How To Explain Death To Your Child

  • Be as honest as possible – Up to a certain point honesty is important. At age 3, it’s probably too young for them to learn about murder or suicide, so if this is the cause of death, it’s best to just say accident.
  • Don’t hide your emotions – It’s important that we are strong for our kids, but strength comes in all shapes and sizes, and emotion is not a weakness. Cry with them, show them that sadness is a normal part of the grieving process.
  • Privacy – Don’t have this conversation at school or a friends house, make sure you’re at home, to allow your child to feel as safe as possible to be able to express their feelings.
  • Be straightforward – Children are much more intuitive than we think. The concept of death is all around them, it comes up on things they might be exposed to like cartoons and books. Flowers die. We often find dead slugs and bees. So don’t sugar coat it too much. Explain that when someone dies they aren’t sleeping or have gone away.
  • Repetitive questions – Be prepared to repeat yourself. Answer every question, even if it’s the same question again and again.
  • No normal response – There is no ‘normal response from children. Each child responds differently to grief and it’s ok. My parents never spoke to me about anything. When my grandmother died, they didn’t even tell me. My sister did and when she did, both of us were laughing uncontrollably. It was a couple of days before christmas and I was 7. Don’t fret about your child’s response, just be there for them however they may need you.
  • Your own mortality – When they realize that everyone, including you, will die, assure them that it’ll only happen one day when you’re old. Reassure them that you are here for them and that they don’t need to be afraid of losing you.
  • Remember them – Don’t pretend like they never existed.

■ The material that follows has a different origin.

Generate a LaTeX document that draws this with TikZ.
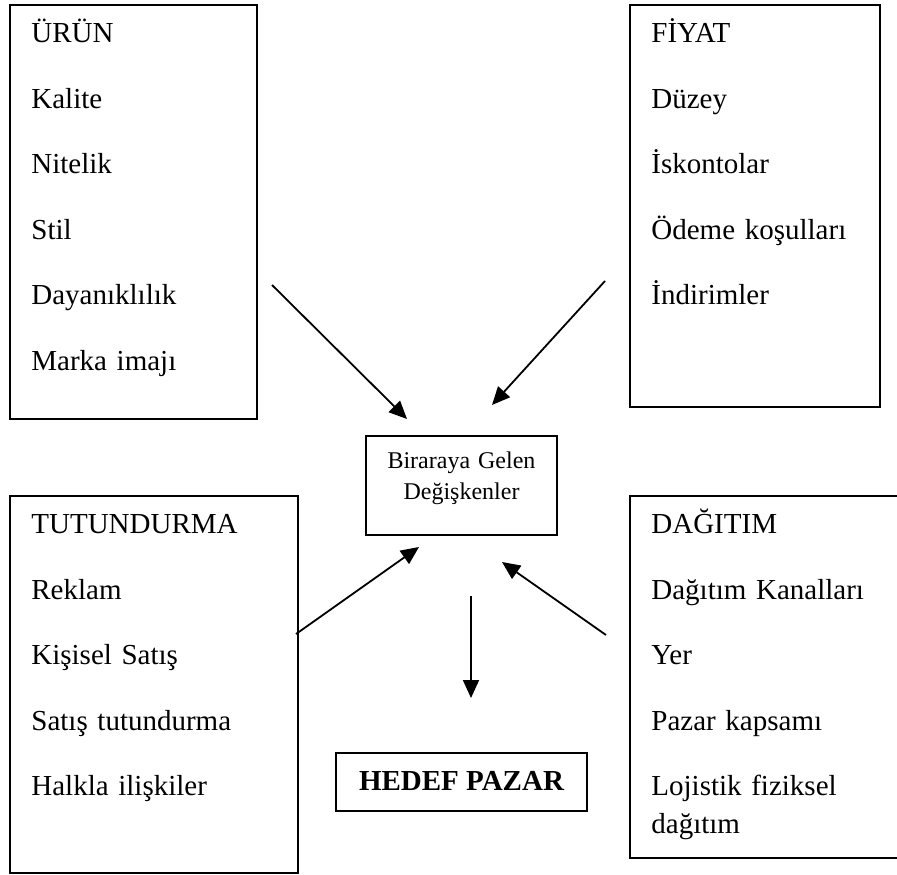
\documentclass[tikz,border=0pt]{standalone}
\usepackage{fontspec}
\setmainfont{Liberation Serif}
\usetikzlibrary{arrows.meta, positioning}
\newcommand{\itemgap}{\\[27.5pt]}

\begin{document}
\begin{tikzpicture}[
    x=1pt, y=-1pt,
    box/.style={rectangle, draw, line width=1.8pt, anchor=north west, align=left, inner xsep=21.5pt, inner ysep=0pt, text height=38pt, font=\fontsize{29}{38}\selectfont},
    arrow/.style={-{Triangle[length=18pt, width=16pt]}, line width=1.8pt}
]
    \useasboundingbox (0,0) rectangle (897,875);
    \clip (0,0) rectangle (897,875);

    % Mix elements
    \node[box, text width=204pt, text depth=376pt] (urun) at (9,4)
        {ÜRÜN\itemgap Kalite\itemgap Nitelik\itemgap Stil\itemgap Dayanıklılık\itemgap Marka imajı};
    \node[box, text width=207pt, text depth=364pt] (fiyat) at (629,4)
        {FİYAT\itemgap Düzey\itemgap İskontolar\itemgap Ödeme koşulları\itemgap İndirimler};
    \node[box, text width=245pt, text depth=339pt] (tutundurma) at (9,495)
        {TUTUNDURMA\itemgap Reklam\itemgap Kişisel Satış\itemgap Satış tutundurma\itemgap Halkla ilişkiler};
    \node[box, text width=233pt, text depth=324pt] (dagitim) at (629,495)
        {DAĞITIM\itemgap Dağıtım Kanalları\itemgap Yer\itemgap Pazar kapsamı\itemgap Lojistik fiziksel dağıtım};

    % Centre
    \node[draw, line width=1.8pt, anchor=north, minimum width=191pt, text width=180pt, align=center, inner sep=0pt, text height=33pt, text depth=66pt, font=\fontsize{24}{31}\selectfont] (mix) at (461.5,435)
        {Biraraya Gelen\\Değişkenler};

    % Target
    \node[draw, line width=1.8pt, below=216pt of mix, minimum width=251pt, inner sep=0pt, text height=38pt, text depth=20pt, font=\fontsize{29}{35}\selectfont\bfseries] (hedef)
        {HEDEF PAZAR};

    % Arrow ends
    \coordinate (urun-out) at (272,285);
    \coordinate (mix-in1) at (407,419);
    \coordinate (fiyat-out) at (605,281);
    \coordinate (mix-in2) at (492,405);
    \coordinate (tutundurma-out) at (296,634);
    \coordinate (mix-in3) at (419,547);
    \coordinate (dagitim-out) at (606,635);
    \coordinate (mix-in4) at (502,562);
    \coordinate (mix-out) at (471,596);
    \coordinate (hedef-in) at (471,698);

    % Arrows
    \draw[arrow] (urun-out) -- (mix-in1);
    \draw[arrow] (fiyat-out) -- (mix-in2);
    \draw[arrow] (tutundurma-out) -- (mix-in3);
    \draw[arrow] (dagitim-out) -- (mix-in4);
    \draw[arrow] (mix-out) -- (hedef-in);

\end{tikzpicture}
\end{document}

Remember the people that have passed on, so your child has a chance to express their feelings and memories about the person. It’ll also help them to understand that even though death is sad, it is part of life and you have to learn to live with it, instead of hiding from it.
  • Memorial – Funerals may be too upsetting for a younger child. This is something that each parent needs to decide based on each child. But it is important for people to be able to say goodbye, so do not deny your child this. Have your own funeral or memorial service for this person, if attending the funeral is not possible. Which is why it’s a good idea to have a little burial for pets when they pass on.
  • Be reassuring – Reassure your child that everything will be ok. Depending on their relationship to the deceased, this may be something they really need. The death of someone very close is a loss which is hard to process. For a child, if it is someone they see every day like a parent, they may need to adjust to someone else doing the things that their parents use to do, like making their breakfast, bathing them, taking them to school, etc. Reassure them that even though change and the unknown is scary, they will be ok.